Not quite - my “1:1 coupling” comment was slightly misleading, because it only applies to the magnitudes. In the factors you’ll see that thruster 5 has +1.0 roll and -1.0 vertical, whereas thruster 6 has -1.0 roll and -1.0 vertical. To do only roll the vertical component from each needs to cancel out, which is possible because the roll factors have opposite signs and the vertical factors don’t.

Accordingly, commanding 1900 to roll and 1500 (stopped) to vertical will mean RC_{OUT}|_{mot_5} = 400 + stop, whereas RC_{OUT}|_{mot_6} = -400 + stop (so they push equal amounts in opposite directions, which cancels the vertical component of motion, and leaves only a moment that causes roll rotation).

You said that the motion should be explicitly set to stopped before arming.After arming, do I have to call the ‘‘clear_thrusters’’ method and then use the ‘‘sub.send_rc’’ method every time I change the RC input?

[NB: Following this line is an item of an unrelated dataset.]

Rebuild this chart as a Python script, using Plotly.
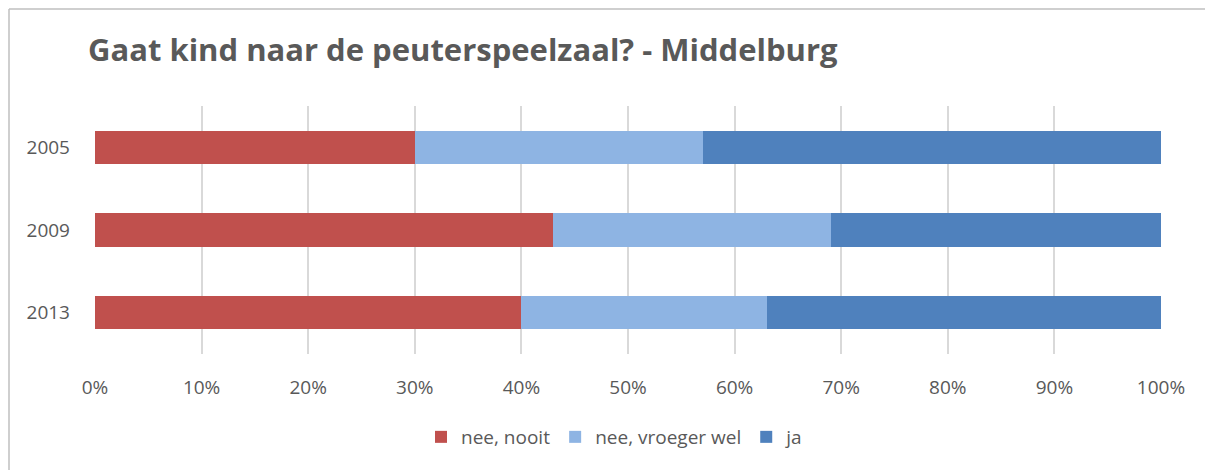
import plotly.graph_objects as go

years = ["2005", "2009", "2013"]
nee_nooit = [0.30, 0.43, 0.40]
nee_vroeger_wel = [0.27, 0.26, 0.23]
ja = [0.43, 0.31, 0.37]
x_ticks = [i / 10 for i in range(11)]
x_tick_labels = [f"{i*10}%" for i in range(11)]

series = [
    ("nee, nooit", nee_nooit, "#C0504D"),
    ("nee, vroeger wel", nee_vroeger_wel, "#8EB4E3"),
    ("ja", ja, "#4F81BD"),
]

fig = go.Figure()
for name, vals, col in series:
    fig.add_trace(go.Bar(
        y=years, x=vals, name=name, orientation="h",
        marker=dict(color=col, line=dict(width=0)),
    ))

# page body adds an 8px offset; work in reference pixels minus 8
OFF = 8
W, H = 1213 - OFF, 470 - OFF
L, R, T, B = 87, 52, 98, 116
pw, ph = W - L - R, H - T - B

def px_x(p):
    return (p - OFF - L) / pw

def px_y(p):
    return (H - B - (p - OFF)) / ph

border = dict(color="#BFBFBF", width=1.5)

fig.update_layout(
    width=W, height=H,
    barmode="stack", bargap=0.6,
    margin=dict(l=L, r=R, t=T, b=B),
    paper_bgcolor="white", plot_bgcolor="white",
    font=dict(family="Open Sans", color="#595959", size=18),
    title=dict(
        text="<b>Gaat kind naar de peuterspeelzaal? - Middelburg</b>",
        x=(88 - OFF) / W, xanchor="left", y=1 - (50 - OFF) / H, yanchor="middle",
        font=dict(family="Open Sans", size=31, color="#595959"),
    ),
    xaxis=dict(
        range=[0, 1], tickvals=x_ticks, ticktext=x_tick_labels,
        showgrid=True, gridcolor="#D9D9D9", gridwidth=1.5,
        zeroline=False, showline=False, ticks="",
        ticklabelstandoff=20,
        tickfont=dict(size=19, color="#595959"),
    ),
    yaxis=dict(
        autorange="reversed", showgrid=False, zeroline=False,
        showline=False, ticks="", ticklabelstandoff=24,
        tickfont=dict(size=19, color="#595959"),
    ),
    legend=dict(
        orientation="h", x=px_x(615), xanchor="center",
        y=px_y(437), yanchor="middle",
        font=dict(size=19, color="#595959"),
        itemwidth=30, traceorder="normal",
    ),
    shapes=[
        dict(type="line", xref="paper", yref="paper",
             x0=px_x(OFF + 1), x1=px_x(1213), y0=px_y(OFF + 1), y1=px_y(OFF + 1),
             line=border, layer="below"),
        dict(type="line", xref="paper", yref="paper",
             x0=px_x(OFF + 1), x1=px_x(OFF + 1), y0=px_y(OFF + 1), y1=px_y(470),
             line=border, layer="below"),
    ],
)

fig.write_html("out.html")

Can I not use the ‘‘sub.send_rc’’ method continuously to change the RC input?

That’s what I found to be the case while testing last week, yes.

I don’t expect that would be helpful or necessary to do. Note that in my example sub.clear_thrusters() is only called once at the start of each arming block, and then multiple send_rc commands are run (e.g. send some roll, and then some throttle a second later).

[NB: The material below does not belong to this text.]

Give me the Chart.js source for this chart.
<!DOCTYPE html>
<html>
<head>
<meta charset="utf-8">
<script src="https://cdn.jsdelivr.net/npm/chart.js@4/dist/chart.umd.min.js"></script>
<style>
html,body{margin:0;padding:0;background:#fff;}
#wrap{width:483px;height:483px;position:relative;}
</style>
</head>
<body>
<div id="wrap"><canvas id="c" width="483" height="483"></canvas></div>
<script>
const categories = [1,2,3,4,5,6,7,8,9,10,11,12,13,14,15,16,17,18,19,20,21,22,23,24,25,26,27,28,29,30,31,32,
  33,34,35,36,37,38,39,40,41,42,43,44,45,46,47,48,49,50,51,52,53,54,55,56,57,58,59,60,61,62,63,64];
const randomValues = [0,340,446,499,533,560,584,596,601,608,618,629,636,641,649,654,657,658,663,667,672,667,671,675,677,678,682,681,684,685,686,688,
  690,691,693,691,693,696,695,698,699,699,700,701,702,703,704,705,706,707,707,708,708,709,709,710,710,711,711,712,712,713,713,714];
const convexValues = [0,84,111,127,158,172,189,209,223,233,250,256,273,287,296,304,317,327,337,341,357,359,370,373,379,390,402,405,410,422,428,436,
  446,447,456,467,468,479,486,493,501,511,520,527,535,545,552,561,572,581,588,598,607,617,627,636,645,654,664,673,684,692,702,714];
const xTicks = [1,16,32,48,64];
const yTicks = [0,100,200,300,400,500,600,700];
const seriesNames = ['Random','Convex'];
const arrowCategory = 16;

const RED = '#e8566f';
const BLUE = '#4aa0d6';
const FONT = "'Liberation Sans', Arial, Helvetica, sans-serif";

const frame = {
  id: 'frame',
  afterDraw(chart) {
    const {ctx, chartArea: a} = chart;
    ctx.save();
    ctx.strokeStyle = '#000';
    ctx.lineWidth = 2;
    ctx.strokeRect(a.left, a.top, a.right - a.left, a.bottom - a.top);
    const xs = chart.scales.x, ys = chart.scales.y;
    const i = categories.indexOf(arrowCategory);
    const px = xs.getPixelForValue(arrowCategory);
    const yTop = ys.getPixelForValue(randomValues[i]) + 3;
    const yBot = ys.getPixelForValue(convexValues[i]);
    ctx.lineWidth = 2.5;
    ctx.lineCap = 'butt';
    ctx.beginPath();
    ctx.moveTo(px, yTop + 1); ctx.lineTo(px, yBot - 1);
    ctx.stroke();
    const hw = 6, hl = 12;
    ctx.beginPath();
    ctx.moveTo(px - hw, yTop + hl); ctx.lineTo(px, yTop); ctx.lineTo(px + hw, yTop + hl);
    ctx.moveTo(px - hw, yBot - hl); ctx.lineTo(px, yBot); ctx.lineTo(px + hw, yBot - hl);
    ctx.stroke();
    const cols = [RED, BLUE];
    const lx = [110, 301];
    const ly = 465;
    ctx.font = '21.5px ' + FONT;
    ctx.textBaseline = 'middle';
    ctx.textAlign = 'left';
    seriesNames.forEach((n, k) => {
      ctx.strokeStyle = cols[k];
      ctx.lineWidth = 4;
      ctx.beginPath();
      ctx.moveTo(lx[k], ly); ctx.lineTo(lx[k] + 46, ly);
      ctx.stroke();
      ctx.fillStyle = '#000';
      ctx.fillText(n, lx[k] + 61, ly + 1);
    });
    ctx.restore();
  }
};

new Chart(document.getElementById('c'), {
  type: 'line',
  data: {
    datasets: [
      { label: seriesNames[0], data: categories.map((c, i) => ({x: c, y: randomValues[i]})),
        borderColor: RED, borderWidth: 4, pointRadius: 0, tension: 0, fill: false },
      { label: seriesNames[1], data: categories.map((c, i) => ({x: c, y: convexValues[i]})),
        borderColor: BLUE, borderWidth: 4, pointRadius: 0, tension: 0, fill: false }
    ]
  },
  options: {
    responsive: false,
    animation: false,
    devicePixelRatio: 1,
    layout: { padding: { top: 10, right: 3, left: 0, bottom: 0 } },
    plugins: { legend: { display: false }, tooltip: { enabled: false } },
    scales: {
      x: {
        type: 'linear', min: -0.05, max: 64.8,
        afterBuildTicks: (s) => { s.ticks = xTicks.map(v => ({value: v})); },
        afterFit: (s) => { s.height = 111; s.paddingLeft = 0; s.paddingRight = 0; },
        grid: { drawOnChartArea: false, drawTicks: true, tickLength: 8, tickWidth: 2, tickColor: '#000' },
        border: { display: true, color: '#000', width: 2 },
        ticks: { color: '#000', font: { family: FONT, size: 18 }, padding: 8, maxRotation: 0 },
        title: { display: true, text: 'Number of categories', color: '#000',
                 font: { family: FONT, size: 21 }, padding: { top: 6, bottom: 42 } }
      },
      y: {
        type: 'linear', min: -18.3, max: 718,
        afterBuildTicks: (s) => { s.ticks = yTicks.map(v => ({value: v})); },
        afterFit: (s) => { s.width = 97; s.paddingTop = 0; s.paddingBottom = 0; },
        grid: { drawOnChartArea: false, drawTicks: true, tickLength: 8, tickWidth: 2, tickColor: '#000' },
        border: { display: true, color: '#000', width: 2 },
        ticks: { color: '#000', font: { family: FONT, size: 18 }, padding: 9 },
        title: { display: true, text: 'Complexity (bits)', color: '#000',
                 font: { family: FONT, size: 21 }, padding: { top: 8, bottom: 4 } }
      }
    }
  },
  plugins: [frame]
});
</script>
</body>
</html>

Once your vehicle is armed I expect that should be fine, although you may wish to use the rc_channels_override_send method directly to send several motion commands at once (e.g. specify forwards and down at the same time).

I’d note that, more generally, if you’re wanting to make a full control algorithm for the vehicle (requiring high speed controls and/or high frequency sensor updates) it’s likely better to create a modified ArduSub firmware rather than using Pymavlink, since then you can access the sensors at full measurement frequency, and don’t have the communication latency of sending around mavlink messages.